Ex-UCP MLAs reviving Alberta's Progressive Conservative Party
Two Independent MLAs expelled from the UCP are bidding to resurrect the old party brand of Peter Lougheed and Ralph Klein.
Peter Guthrie and Scott Sinclair are petitioning to re-register the Progressive Conservative Association of Alberta — the party that governed Alberta from 1971 to 2015, before it merged with the Wildrose Party to form the United Conservative Party late last decade.
They are pitching the PCs as another conservative option, but one that's in the political middle between Premier Danielle Smith's governing party and the left-of-centre NDP. "We're filling a void where people feel like they have no home politically right now," Sinclair told CBC News in an interview Wednesday.
"The parties in the province have taken it too far one way or another, and we just don't have a mainstream party that in Pete and my belief really forms a snapshot of what Albertans are looking for, which is a government that is balanced and has a steady hand."
Their party would appeal to those who dislike how separatist-friendly Smith has made the UCP, in his view, but also want restrained government spending, said Guthrie, the former infrastructure minister and unofficial leader of the revival PCs.
He termed their would-be party "fiscally responsible and socially reliable."
After the UCP formed in 2017, they formally de-registered the former Wildrose and Tory parties in early 2020.
Guthrie said a "friend of a friend" approached the two Independent MLAs and said an unnamed woman has reserved the PC with Elections Alberta. She was offering it to the pair.

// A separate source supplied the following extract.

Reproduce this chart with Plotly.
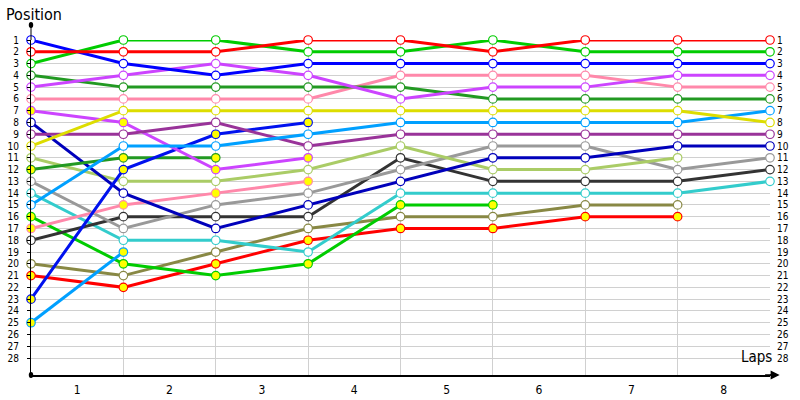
import plotly.graph_objects as go

# ---------------- data ----------------
laps = [0, 1, 2, 3, 4, 5, 6, 7, 8]
lap_label_pos = [0.5, 1.5, 2.5, 3.5, 4.5, 5.5, 6.5, 7.5]
lap_labels = ["1", "2", "3", "4", "5", "6", "7", "8"]
position_ticks = list(range(1, 29))

red_1 = [2, 2, 2, 1, 1, 2, 1, 1, 1]
green_1 = [3, 1, 1, 2, 2, 1, 2, 2, 2]
blue_1 = [1, 3, 4, 3, 3, 3, 3, 3, 3]
violet_1 = [5, 4, 3, 4, 6, 5, 5, 4, 4]
dkgreen_1 = [4, 5, 5, 5, 5, 6, 6, 6, 6]
pink_1 = [6, 6, 6, 6, 4, 4, 4, 5, 5]
yellow_1 = [10, 7, 7, 7, 7, 7, 7, 7, 8]
azure_1 = [15, 10, 10, 9, 8, 8, 8, 8, 7]
purple_1 = [9, 9, 8, 10, 9, 9, 9, 9, 9]
navy_1 = [8, 14, 17, 15, 13, 11, 11, 10, 10]
lime_1 = [11, 13, 13, 12, 10, 12, 12, 11, None]
grey_1 = [13, 17, 15, 14, 12, 10, 10, 12, 11]
black_1 = [18, 16, 16, 16, 11, 13, 13, 13, 12]
cyan_1 = [14, 18, 18, 19, 14, 14, 14, 14, 13]
olive_1 = [20, 21, 19, 17, 16, 16, 15, 15, None]
violet_2 = [7, 8, 12, 11, None, None, None, None, None]
blue_2 = [23, 12, 9, 8, None, None, None, None, None]
dkgreen_2 = [12, 11, 11, None, None, None, None, None, None]
pink_2 = [17, 15, 14, 13, None, None, None, None, None]
green_2 = [16, 20, 21, 20, 15, 15, None, None, None]
red_2 = [21, 22, 20, 18, 17, 17, 16, 16, None]
azure_2 = [25, 19, None, None, None, None, None, None, None]

# (values, line colour, marker fill)
series = [
    (olive_1, "#888844", "white"),
    (red_2, "#ff0000", "#ffff00"),
    (green_2, "#00cc00", "#ffff00"),
    (cyan_1, "#33cccc", "white"),
    (azure_2, "#00a0ff", "#ffff00"),
    (black_1, "#333333", "white"),
    (grey_1, "#999999", "white"),
    (pink_2, "#ff88aa", "#ffff00"),
    (lime_1, "#aacc66", "white"),
    (navy_1, "#0000bb", "white"),
    (dkgreen_2, "#229922", "#ffff00"),
    (blue_2, "#0011ee", "#ffff00"),
    (violet_2, "#cc44ff", "#ffff00"),
    (purple_1, "#993399", "white"),
    (azure_1, "#00a0ff", "white"),
    (yellow_1, "#dddd00", "white"),
    (pink_1, "#ff88aa", "white"),
    (dkgreen_1, "#229922", "white"),
    (violet_1, "#cc44ff", "white"),
    (blue_1, "#0000ff", "white"),
    (green_1, "#00cc00", "white"),
    (red_1, "#ff0000", "white"),
]

FONT = "DejaVu Sans Condensed, DejaVu Sans, sans-serif"

fig = go.Figure()
for vals, col, fill in series:
    fig.add_trace(go.Scatter(
        x=laps, y=vals, mode="lines+markers",
        line=dict(color=col, width=3),
        marker=dict(size=8.5, color=fill, line=dict(color=col, width=1.2)),
        cliponaxis=False, showlegend=False, hoverinfo="skip",
        connectgaps=False,
    ))

# invisible trace for right axis
fig.add_trace(go.Scatter(x=[0], y=[1], yaxis="y2", mode="markers",
                         marker=dict(opacity=0), showlegend=False, hoverinfo="skip"))

fig.update_layout(
    width=800, height=400,
    margin=dict(l=31, r=30, t=40, b=25),
    plot_bgcolor="white", paper_bgcolor="white",
    font=dict(family=FONT, color="#000000"),
    xaxis=dict(
        range=[0, 8], tickmode="array", tickvals=lap_label_pos, ticktext=lap_labels,
        showgrid=False, zeroline=False, showline=True, linecolor="black", linewidth=1.5,
        ticks="", tickfont=dict(size=12, family=FONT), ticklabelstandoff=3,
        automargin=False,
        minor=dict(tickmode="array", tickvals=laps[1:], showgrid=True,
                   gridcolor="#d0d0d0", gridwidth=1, ticks=""),
    ),
    yaxis=dict(
        range=[29.44, 1], tickmode="array", tickvals=position_ticks,
        ticktext=[str(p) for p in position_ticks],
        showgrid=True, gridcolor="#d0d0d0", gridwidth=1, zeroline=False,
        showline=True, linecolor="black", linewidth=1,
        ticks="outside", ticklen=3, tickcolor="black",
        tickfont=dict(size=10, family=FONT), ticklabelstandoff=6,
        automargin=False,
    ),
    yaxis2=dict(
        range=[29.44, 1], overlaying="y", side="right", anchor="x",
        tickmode="array", tickvals=position_ticks,
        ticktext=[str(p) for p in position_ticks],
        showgrid=False, zeroline=False, showline=False, ticks="",
        tickfont=dict(size=10, family=FONT), ticklabelstandoff=6,
        automargin=False,
    ),
)

# axis extensions (decorative)
fig.add_shape(type="line", xref="paper", yref="paper", x0=0, x1=0, y0=1, y1=1.045,
              line=dict(color="black", width=1))
fig.add_shape(type="circle", xref="paper", yref="paper",
              x0=-0.003, x1=0.003, y0=1.036, y1=1.054,
              fillcolor="black", line=dict(color="black", width=0))
fig.add_shape(type="circle", xref="paper", yref="paper",
              x0=-0.003, x1=0.003, y0=-0.009, y1=0.009,
              fillcolor="black", line=dict(color="black", width=0))
fig.add_shape(type="line", xref="paper", yref="paper", x0=1, x1=1.01, y0=0, y1=0,
              line=dict(color="black", width=1.5))
fig.add_annotation(xref="paper", yref="paper", x=1.013, y=0, ax=-16, ay=0,
                   axref="pixel", ayref="pixel", text="", showarrow=True,
                   arrowhead=2, arrowsize=1.2, arrowwidth=1.5, arrowcolor="black")

fig.add_annotation(xref="paper", yref="paper", x=-0.036, y=1.075, xanchor="left",
                   yanchor="middle", text="Position", showarrow=False,
                   font=dict(size=16, family=FONT))
fig.add_annotation(xref="paper", yref="paper", x=0.9585, y=0.022, xanchor="left",
                   yanchor="bottom", text="Laps", showarrow=False,
                   font=dict(size=15, family=FONT))

fig.write_html("out.html", config={"displayModeBar": False},
               post_script="document.body.style.margin='0';document.body.style.padding='0';")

Now, to formally register the PC party, Guthrie and Sinclair have until November to collect at least 8,819 signatures on a petition, representing 0.3 per cent of the provincial voting population.
They plan to spend the time canvassing in their own ridings and touring Alberta's summer festivals and events, with the hope of being able to launch their party this fall. But they've just begun the process; their fledgling party doesn't even have its website up yet.
Until earlier this year, neither politician had publicly voiced any doubts about Smith's UCP — until each found himself outside of it, for different reasons.
Guthrie quit cabinet in protest in February amid the developing controversy over procurement practices at Alberta Health Services. In April, his demands for a public inquiry into the AHS saga prompted the United Conservatives to expel him from caucus.

Sinclair, the member for Lesser Slave Lake, was ousted from the UCP caucus in March after he publicly criticized the provincial budget for spending too heavily in Edmonton and Calgary at the expense of rural Alberta.
Announcing the PC push On Real Talk with Ryan Jespersen, Sinclair said Smith is "almost like a 'miniature version of Donald Trump in Alberta, just so many controversial things that are radical and extreme happening almost on a daily or weekly basis."
Smith's push to dismantle Alberta Health Service shows that her government is "more about disruption than solutions."
The premier was asked Wednesday about the return of the PCs at an unrelated news conference. She referred to the 2015 election, when the right-leaning PCs and Wildrose combined for more than 50 per cent of the vote, but Rachel Notley's NDP won by eking out a plurality.
"We saw that when the movement splits, the NDP win, and I think that that is where the majority of conservative voters are," she said.
In a recent by-election in Olds-Didsbury-Three Hills, UCP candidate Tara Sawyer urged rural voters against splitting the right-of-centre vote. The separatist Republican Party of Alberta finished a distant third with less than 18 per cent of the vote, behind both the UCP and NDP.
The premier added that her UCP will "make our case in the next election no matter who ends up being on the ballot."
Smith also questioned whether the PC party name could legally return because it's similar to the UCP's name, but the Elections Alberta website already lists the name on the "reserved" list as "approved by the Chief Electoral Officer."
Guthrie said the new PCs could appeal not only to anti-separatist United Conservative voters tired of controversies, but also lapsed Tory voters who had voted for the NDP in recent contests.
NDP Leader Naheed Nenshi said the move by Guthrie and Sinclair signals further shakiness within Smith's conservative coalition, and added that "New Democrats remain the only choice for positive change for our province."
In the PCs' absence, Alberta politics has recently evolved into a two-party binary.
Only the UCP and NDP have won seats in the last two elections, and those parties combined to capture 96.6 per cent of the vote in the 2023 contest — leaving only a sliver of the electoral pie for smaller parties, including the centrist Alberta Party and two parties that use the Wildrose brand.